# Aim of the exercise:
Omit every picture, and retype the lines that run from the beginning of the data below through the line containing "9.558, 9.460, 9.353, 9.213, 9.016]", inclusive.

# Material provided:
•••••

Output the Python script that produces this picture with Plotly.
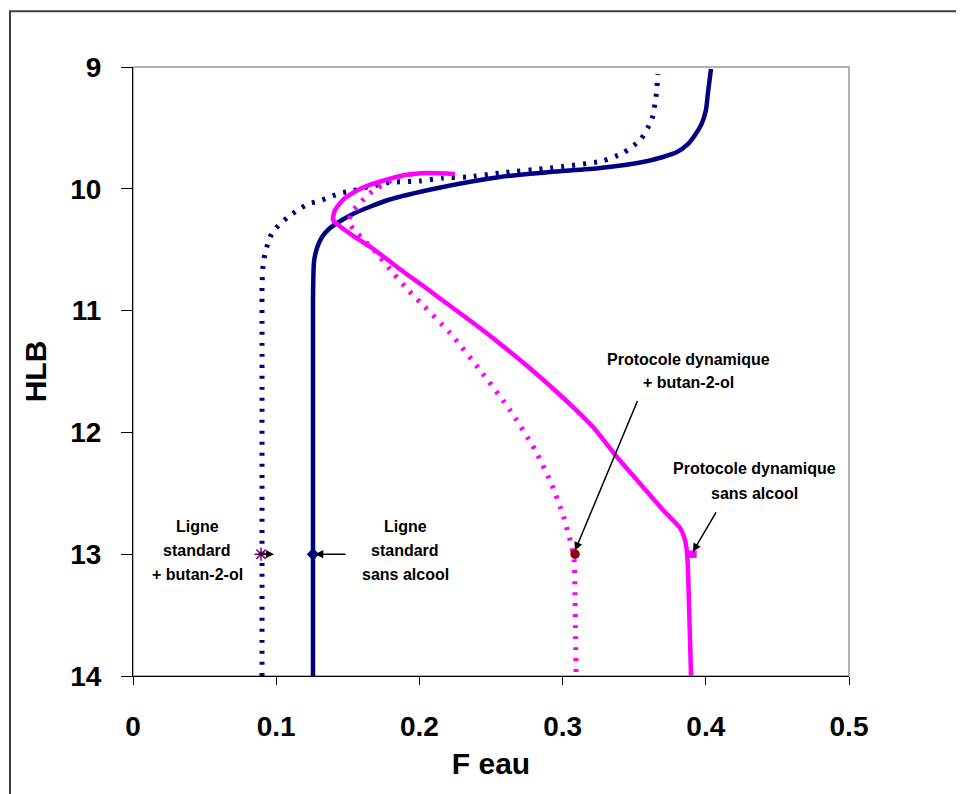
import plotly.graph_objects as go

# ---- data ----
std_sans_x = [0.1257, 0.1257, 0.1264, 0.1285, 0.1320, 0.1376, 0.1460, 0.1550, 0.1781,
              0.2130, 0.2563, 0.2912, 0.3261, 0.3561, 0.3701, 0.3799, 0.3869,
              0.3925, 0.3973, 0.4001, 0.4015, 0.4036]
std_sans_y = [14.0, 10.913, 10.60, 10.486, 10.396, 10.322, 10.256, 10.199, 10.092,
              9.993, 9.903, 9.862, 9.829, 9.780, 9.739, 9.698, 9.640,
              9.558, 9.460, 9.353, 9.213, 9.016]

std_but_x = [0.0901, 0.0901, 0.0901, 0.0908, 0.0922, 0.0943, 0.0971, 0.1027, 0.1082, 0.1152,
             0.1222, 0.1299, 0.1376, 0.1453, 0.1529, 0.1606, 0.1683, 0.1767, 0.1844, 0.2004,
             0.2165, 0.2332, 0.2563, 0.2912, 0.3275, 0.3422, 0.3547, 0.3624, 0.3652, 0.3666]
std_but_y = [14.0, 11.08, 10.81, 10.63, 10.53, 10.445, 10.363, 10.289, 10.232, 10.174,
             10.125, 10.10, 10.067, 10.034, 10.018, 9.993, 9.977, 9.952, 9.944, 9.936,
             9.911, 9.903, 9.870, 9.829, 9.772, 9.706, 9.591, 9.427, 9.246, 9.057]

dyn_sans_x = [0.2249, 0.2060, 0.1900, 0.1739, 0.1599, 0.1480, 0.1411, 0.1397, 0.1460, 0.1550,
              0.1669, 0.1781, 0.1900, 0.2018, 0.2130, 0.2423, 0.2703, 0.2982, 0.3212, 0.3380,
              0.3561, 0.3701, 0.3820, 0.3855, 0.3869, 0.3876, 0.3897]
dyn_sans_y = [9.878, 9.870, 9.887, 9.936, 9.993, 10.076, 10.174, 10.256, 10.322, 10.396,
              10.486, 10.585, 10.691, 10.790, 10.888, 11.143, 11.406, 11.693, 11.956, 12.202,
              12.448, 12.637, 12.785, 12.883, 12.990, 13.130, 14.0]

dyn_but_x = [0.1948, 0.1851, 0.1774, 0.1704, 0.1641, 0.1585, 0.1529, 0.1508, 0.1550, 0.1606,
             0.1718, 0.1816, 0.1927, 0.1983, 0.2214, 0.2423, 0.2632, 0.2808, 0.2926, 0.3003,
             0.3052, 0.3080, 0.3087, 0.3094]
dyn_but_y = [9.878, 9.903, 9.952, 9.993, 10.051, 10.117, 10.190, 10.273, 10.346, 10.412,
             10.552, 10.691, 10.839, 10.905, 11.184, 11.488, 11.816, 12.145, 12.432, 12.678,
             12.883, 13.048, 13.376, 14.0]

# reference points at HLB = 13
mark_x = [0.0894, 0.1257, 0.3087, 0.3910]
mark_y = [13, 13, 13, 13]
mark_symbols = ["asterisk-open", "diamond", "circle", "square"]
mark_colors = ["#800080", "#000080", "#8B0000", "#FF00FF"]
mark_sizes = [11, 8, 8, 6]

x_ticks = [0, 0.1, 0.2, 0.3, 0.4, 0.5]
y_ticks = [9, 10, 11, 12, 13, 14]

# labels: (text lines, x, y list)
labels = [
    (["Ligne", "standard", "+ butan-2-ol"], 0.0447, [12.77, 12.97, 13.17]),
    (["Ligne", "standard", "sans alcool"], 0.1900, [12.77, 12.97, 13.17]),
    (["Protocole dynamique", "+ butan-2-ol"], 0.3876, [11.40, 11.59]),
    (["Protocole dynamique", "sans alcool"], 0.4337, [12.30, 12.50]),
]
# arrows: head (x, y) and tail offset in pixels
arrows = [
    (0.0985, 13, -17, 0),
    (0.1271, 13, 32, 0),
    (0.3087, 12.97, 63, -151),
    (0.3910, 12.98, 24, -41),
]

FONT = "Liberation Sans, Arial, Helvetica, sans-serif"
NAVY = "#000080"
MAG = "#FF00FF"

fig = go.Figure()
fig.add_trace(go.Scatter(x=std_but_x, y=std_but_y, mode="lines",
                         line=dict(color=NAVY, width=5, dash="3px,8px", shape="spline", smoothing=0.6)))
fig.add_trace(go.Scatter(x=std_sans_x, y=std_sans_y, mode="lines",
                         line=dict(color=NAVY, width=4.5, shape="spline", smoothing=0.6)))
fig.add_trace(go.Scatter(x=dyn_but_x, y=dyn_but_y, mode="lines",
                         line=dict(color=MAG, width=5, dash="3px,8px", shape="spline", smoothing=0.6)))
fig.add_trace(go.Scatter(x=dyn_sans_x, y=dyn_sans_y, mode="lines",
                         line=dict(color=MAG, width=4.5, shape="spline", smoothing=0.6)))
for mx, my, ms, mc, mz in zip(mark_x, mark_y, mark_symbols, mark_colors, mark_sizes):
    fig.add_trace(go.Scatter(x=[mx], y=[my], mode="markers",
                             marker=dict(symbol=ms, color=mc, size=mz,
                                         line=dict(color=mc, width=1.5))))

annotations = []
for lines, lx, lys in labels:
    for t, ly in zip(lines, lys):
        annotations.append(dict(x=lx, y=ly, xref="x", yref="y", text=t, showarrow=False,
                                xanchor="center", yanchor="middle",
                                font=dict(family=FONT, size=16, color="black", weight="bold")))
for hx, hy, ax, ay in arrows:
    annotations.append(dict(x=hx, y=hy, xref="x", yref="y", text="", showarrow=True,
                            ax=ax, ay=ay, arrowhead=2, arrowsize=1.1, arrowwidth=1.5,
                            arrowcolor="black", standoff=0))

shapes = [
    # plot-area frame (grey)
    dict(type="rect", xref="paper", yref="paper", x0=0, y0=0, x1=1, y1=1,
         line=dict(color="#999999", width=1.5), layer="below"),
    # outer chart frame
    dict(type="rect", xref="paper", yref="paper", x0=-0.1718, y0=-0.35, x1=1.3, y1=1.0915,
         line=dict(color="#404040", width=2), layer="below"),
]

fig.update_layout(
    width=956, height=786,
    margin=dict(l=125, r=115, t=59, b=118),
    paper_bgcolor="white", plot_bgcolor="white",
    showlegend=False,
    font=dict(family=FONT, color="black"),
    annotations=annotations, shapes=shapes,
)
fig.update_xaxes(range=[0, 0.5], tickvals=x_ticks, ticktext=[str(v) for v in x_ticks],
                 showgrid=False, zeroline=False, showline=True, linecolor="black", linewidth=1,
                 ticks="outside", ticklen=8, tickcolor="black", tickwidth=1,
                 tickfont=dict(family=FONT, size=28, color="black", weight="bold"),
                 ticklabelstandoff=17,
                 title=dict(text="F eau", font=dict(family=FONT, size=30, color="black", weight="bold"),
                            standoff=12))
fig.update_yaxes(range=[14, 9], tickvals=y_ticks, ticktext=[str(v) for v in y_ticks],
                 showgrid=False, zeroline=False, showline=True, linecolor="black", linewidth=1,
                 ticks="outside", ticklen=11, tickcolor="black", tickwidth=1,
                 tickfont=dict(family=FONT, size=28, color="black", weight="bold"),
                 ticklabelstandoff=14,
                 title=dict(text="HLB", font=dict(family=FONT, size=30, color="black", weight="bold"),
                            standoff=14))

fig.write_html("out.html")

•••••

# Solved exercise:
Output the Python script that produces this picture with Plotly.
import plotly.graph_objects as go

# ---- data ----
std_sans_x = [0.1257, 0.1257, 0.1264, 0.1285, 0.1320, 0.1376, 0.1460, 0.1550, 0.1781,
              0.2130, 0.2563, 0.2912, 0.3261, 0.3561, 0.3701, 0.3799, 0.3869,
              0.3925, 0.3973, 0.4001, 0.4015, 0.4036]
std_sans_y = [14.0, 10.913, 10.60, 10.486, 10.396, 10.322, 10.256, 10.199, 10.092,
              9.993, 9.903, 9.862, 9.829, 9.780, 9.739, 9.698, 9.640,
              9.558, 9.460, 9.353, 9.213, 9.016]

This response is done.